Even in the mid 1950s however the Metropolitan looked outdated and in the early 1960s, when Detroit’s new generation of compacts (Ford’s Falcon, Chevrolet’s Corvair & Chevy II and Plymouth’s Valiant) debuted, the Metropolitan seemed a museum piece and sales collapsed from over 13,000 in 1959 to not even 1000 the following year. Even AMC had moved on, the sub-compact Rambler American (1958-1969) something in engineering and styling two generations removed from the Metropolitan and although sales of the latter lingered into 1962, by then it was all but forgotten.

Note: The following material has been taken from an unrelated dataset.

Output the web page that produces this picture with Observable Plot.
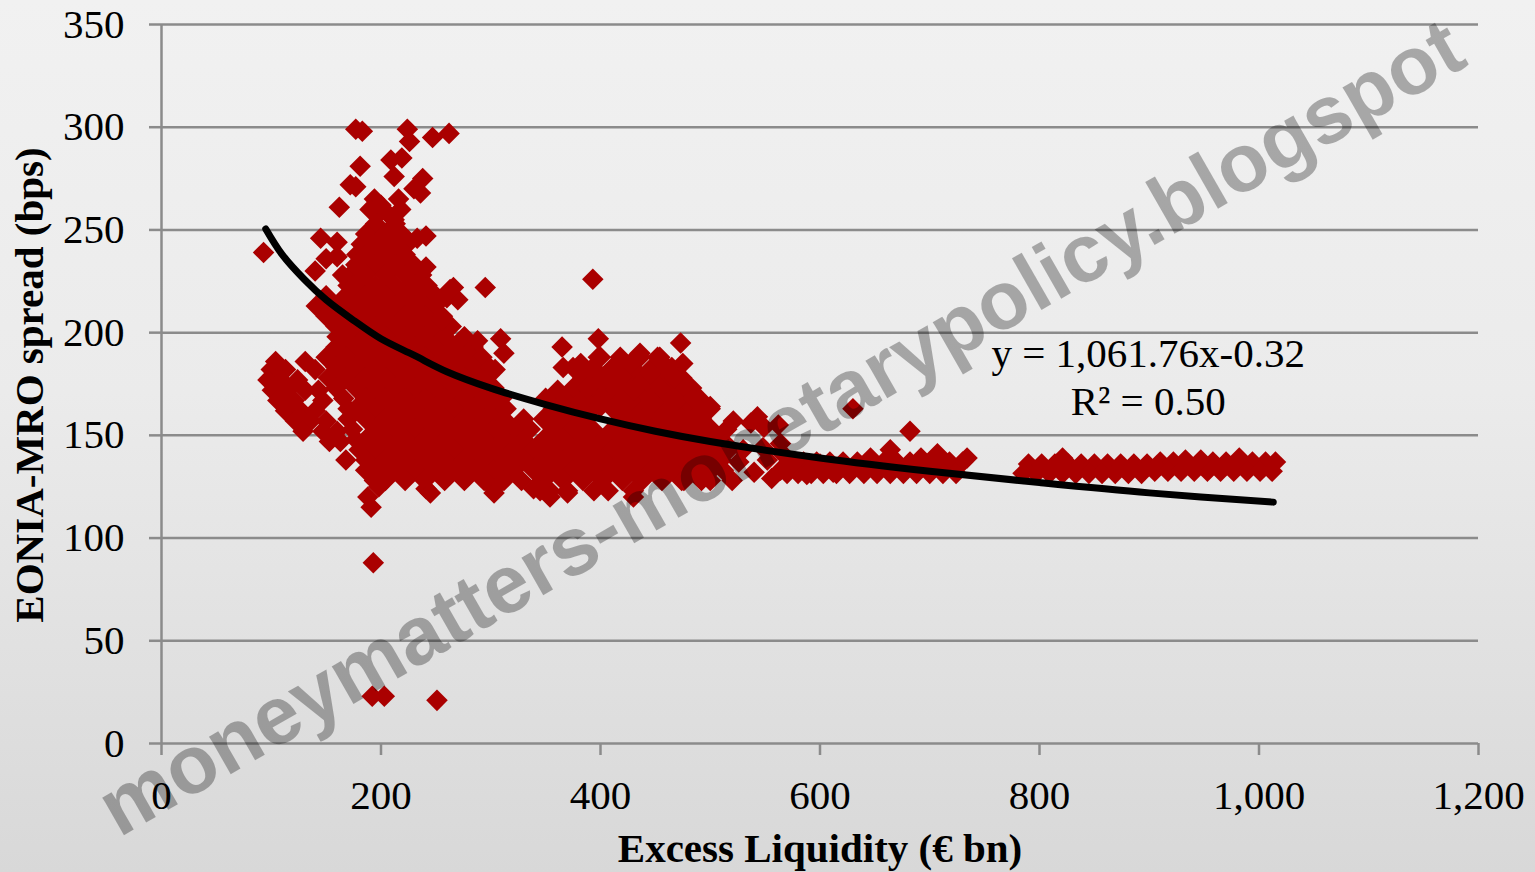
<!DOCTYPE html>
<html><head><meta charset="utf-8">
<script src="https://cdn.jsdelivr.net/npm/d3@7"></script>
<script src="https://cdn.jsdelivr.net/npm/@observablehq/plot@0.6"></script>
<style>html,body{margin:0;padding:0;background:#e4e4e4;overflow:hidden;}</style>
</head><body><div id="chart"></div>
<script>
const xTicks = [0, 200, 400, 600, 800, 1000, 1200];
const yTicks = [0, 50, 100, 150, 200, 250, 300, 350];
const trendX = [95, 110, 130, 150, 175, 200, 230, 260, 300, 350, 400, 450, 500, 600, 700, 800, 900, 1013];
const trendY = [250.5, 238, 226, 216, 206, 197, 189, 181, 173, 165, 158, 152, 147, 139, 132.5, 127, 122, 117.5];
const equation = "y = 1,061.76x-0.32\nR² = 0.50";
const xTitle = "Excess Liquidity (€ bn)";
const yTitle = "EONIA-MRO spread (bps)";
const watermark = "moneymatters-monetarypolicy.blogspot";

// dense main cluster: [y, [x values]]
const coreRows = [
  [258, [198, 206]],
  [253, [195, 213]],
  [248, [186, 204, 219]],
  [243, [182, 195, 213, 224]],
  [238, [178, 186, 204, 222]],
  [233, [177, 195, 213, 230]],
  [228, [172, 186, 204, 222, 237]],
  [223, [170, 177, 195, 213, 231, 242]],
  [218, [150, 168, 186, 204, 222, 240, 250]],
  [213, [141, 159, 177, 195, 213, 231, 249]],
  [208, [150, 168, 186, 204, 222, 240, 256]],
  [203, [159, 177, 195, 213, 231, 249, 264]],
  [198, [160, 168, 186, 204, 222, 240, 258, 276]],
  [193, [159, 177, 195, 213, 231, 249, 267, 284]],
  [188, [150, 168, 186, 204, 222, 240, 258, 276, 292]],
  [183, [159, 177, 195, 213, 231, 249, 267, 285, 299]],
  [178, [152, 168, 186, 204, 222, 240, 258, 276, 294]],
  [173, [159, 177, 195, 213, 231, 249, 267, 285, 303]],
  [168, [166, 186, 204, 222, 240, 258, 276, 294, 310]],
  [163, [170, 177, 195, 213, 231, 249, 267, 285, 303, 314]],
  [158, [170, 186, 204, 222, 240, 258, 276, 294, 312, 330, 348]],
  [153, [174, 195, 213, 231, 249, 267, 285, 303, 321, 336]],
  [148, [177, 186, 204, 222, 240, 258, 276, 294, 312, 330, 348]],
  [143, [180, 195, 213, 231, 249, 267, 285, 303, 321, 339]],
  [138, [168, 186, 204, 222, 240, 258, 276, 294, 312, 330, 348]],
  [133, [186, 195, 213, 231, 249, 267, 285, 303, 321, 339]],
  [128, [194, 204, 222, 240, 258, 276, 294, 312, 328]],
  [124, [241, 303, 339]]
];
const leftRows = [
  [186, [104, 131]],
  [182, [100, 113, 140]],
  [177, [97, 109, 124]],
  [172, [101, 115, 131, 143]],
  [167, [106, 121, 147]],
  [162, [113, 127, 140]],
  [157, [122, 136, 150]],
  [152, [129, 147, 160]],
  [147, [153, 163]]
];
const middleRows = [
  [188, [400, 418, 436, 454]],
  [183, [375, 393, 411, 429, 447, 465]],
  [178, [384, 402, 420, 438, 456, 474]],
  [173, [375, 393, 411, 429, 447, 465, 483]],
  [168, [366, 384, 402, 420, 438, 456, 474, 490]],
  [163, [357, 375, 393, 411, 429, 447, 465, 483, 500]],
  [158, [366, 384, 420, 438, 456, 474, 492]],
  [153, [357, 375, 393, 411, 429, 447, 465, 483, 501, 515]],
  [148, [366, 384, 402, 420, 438, 456, 474, 492, 508]],
  [143, [357, 375, 393, 411, 429, 447, 465, 483, 501, 517]],
  [138, [366, 384, 402, 420, 438, 456, 474, 492, 510]],
  [133, [357, 375, 393, 411, 429, 447, 465, 483, 501]],
  [128, [348, 366, 384, 402, 420, 438, 456, 474, 492]],
  [123, [354, 370, 394, 407, 430]]
];
const bandRows = [
  [137, [572, 585, 597, 609, 621, 634, 646, 658, 670, 682, 694, 706, 718, 730]],
  [131.5, [570, 580, 592, 603, 615, 627, 640, 652, 664, 676, 688, 700, 712, 724]]
];
const farBandRows = [
  [136, [790, 802, 814, 826, 838, 850, 862, 874, 886, 898]],
  [137, [910, 922, 934, 946, 958, 970, 982, 994, 1006, 1015]],
  [131.5, [785, 797, 809, 821, 833, 845, 857, 869, 881, 893]],
  [132.5, [905, 917, 929, 941, 953, 965, 977, 989, 1001, 1012]]
];
const upperPoints = [
  [365,193],[398,197],[473,195],[475,185],[477,173],[366,183],[382,185],[412,183],[427,185],
  [452,188],[461,183],[361,172],[388,173],[415,175],[439,177],[455,173],[366,164],[400,164],
  [427,167],[448,166],[470,167],[491,162],[500,164],[521,157],[537,156],[549,154],[562,155],
  [543,159],[564,146],[436,190],[393,226],[484,168],[405,178],[430,172],[398,188],[445,180],
  [468,178],[350,168],[304,182],[309,197],[288,196],[312,190]
];
const topPoints = [
  [177,299],[183,298],[224,299],[226,293],[247,295],[262,297],
  [181,281],[177,271],[172,272],[162,261],[209,284],[219,285],[212,276],[238,275],[236,268],[230,270],
  [194,265],[190,260],[216,265],[218,260],[212,255],[200,262],
  [145,246],[160,244],[93,239],[160,237],[241,247],[233,246],[241,232],[140,230],[150,236],[165,228],
  [266,222],[260,217],[270,216],[295,222],[263,221],[255,206]
];
const lowPoints = [
  [192,23],[203,23],[251,21],[193,88],[188,120],[191,115],[198,125],[245,122],[303,122],
  [370,122],[345,123],[354,120],[476,128],[430,120],[630,163],[682,152]
];
const bandPoints = [
  [500,141],[514,146],[530,143],[548,144],[566,141],[500,128],[512,133],[520,128],[526,137],
  [540,132],[552,138],[556,129],[564,133],[576,137],[588,131],[600,136],[612,132],[622,136],
  [638,135],[646,139],[660,137],[664,143],[692,139],[707,141],[734,139]
];
const farBandPoints = [[821,139],[933,138],[947,138],[982,139]];

const fromRows = rows => rows.flatMap(([y, xs]) => xs.map(x => ({x, y})));
const fromPairs = pairs => pairs.map(([x, y]) => ({x, y}));
const points = [
  ...fromRows(coreRows), ...fromRows(leftRows), ...fromRows(middleRows),
  ...fromRows(bandRows), ...fromRows(farBandRows),
  ...fromPairs(upperPoints), ...fromPairs(topPoints), ...fromPairs(lowPoints),
  ...fromPairs(bandPoints), ...fromPairs(farBandPoints)
];
const trend = trendX.map((x, i) => ({x, y: trendY[i]}));

const gray = "#8b8b8b";
const chart = Plot.plot({
  width: 1535, height: 872,
  marginLeft: 161, marginRight: 57, marginTop: 24, marginBottom: 129,
  style: {
    background: "linear-gradient(to bottom, #f1f1f1 0%, #ebebeb 45%, #d8d8d8 100%)",
    fontFamily: "'Liberation Serif', 'Times New Roman', serif",
    fontSize: "41px",
    color: "black"
  },
  x: {domain: [0, 1200], axis: null},
  y: {domain: [0, 350], axis: null},
  marks: [
    Plot.gridY(yTicks, {stroke: gray, strokeOpacity: 1, strokeWidth: 2.5}),
    Plot.ruleX([0], {y1: 0, y2: 350, stroke: gray, strokeWidth: 2.5}),
    Plot.dot(points, {x: "x", y: "y", symbol: "diamond2", r: 9.7, fill: "#aa0000", stroke: null}),
    Plot.line(trend, {x: "x", y: "y", stroke: "black", strokeWidth: 7, curve: "catmull-rom", strokeLinecap: "round"}),
    Plot.axisY(yTicks, {anchor: "left", tickSize: 12, tickPadding: 25, stroke: gray, strokeWidth: 2.5, fill: "black", fontSize: 41, label: null}),
    Plot.axisX(xTicks, {anchor: "bottom", tickSize: 12, tickPadding: 24, stroke: gray, strokeWidth: 2.5, fill: "black", fontSize: 41, tickFormat: d3.format(","), label: null}),
    Plot.text([equation], {x: 899, y: 159.7, text: d => d, textAnchor: "middle", lineAnchor: "bottom", lineHeight: 1.17, fontSize: 41, fill: "black"}),
    Plot.text([xTitle], {frameAnchor: "bottom", dy: 118, text: d => d, textAnchor: "middle", lineAnchor: "bottom", fontSize: 41, fontWeight: "bold", fill: "black"}),
    Plot.text([yTitle], {frameAnchor: "left", dx: -119, dy: 1, rotate: -90, text: d => d, textAnchor: "middle", lineAnchor: "bottom", fontSize: 41, fontWeight: "bold", fill: "black"}),
    Plot.text([watermark], {frameAnchor: "top-left", dx: 620, dy: 404, rotate: -29.8, text: d => d, lineAnchor: "middle", textAnchor: "middle", fontSize: 82, fontWeight: "bold", fontFamily: "'Liberation Sans', Arial, sans-serif", fill: "black", fillOpacity: 0.3})
  ]
});
document.getElementById("chart").appendChild(chart);
</script>
</body></html>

The little car had however, along with the Volkswagen, proved that Americans would buy smaller cars and Detroit’s compacts were a reaction to both although, had they not allowed the standard US automobile to assume the absurdly (and inefficiently) large size the cheap fuel and booming economy of the 1950s permitted, it’s at least possible such things may not for years have been needed.
Metropolitans in the metropolis: Lindsay Lohan and her sister Ali (b 1993) shopping in New York City, 2012.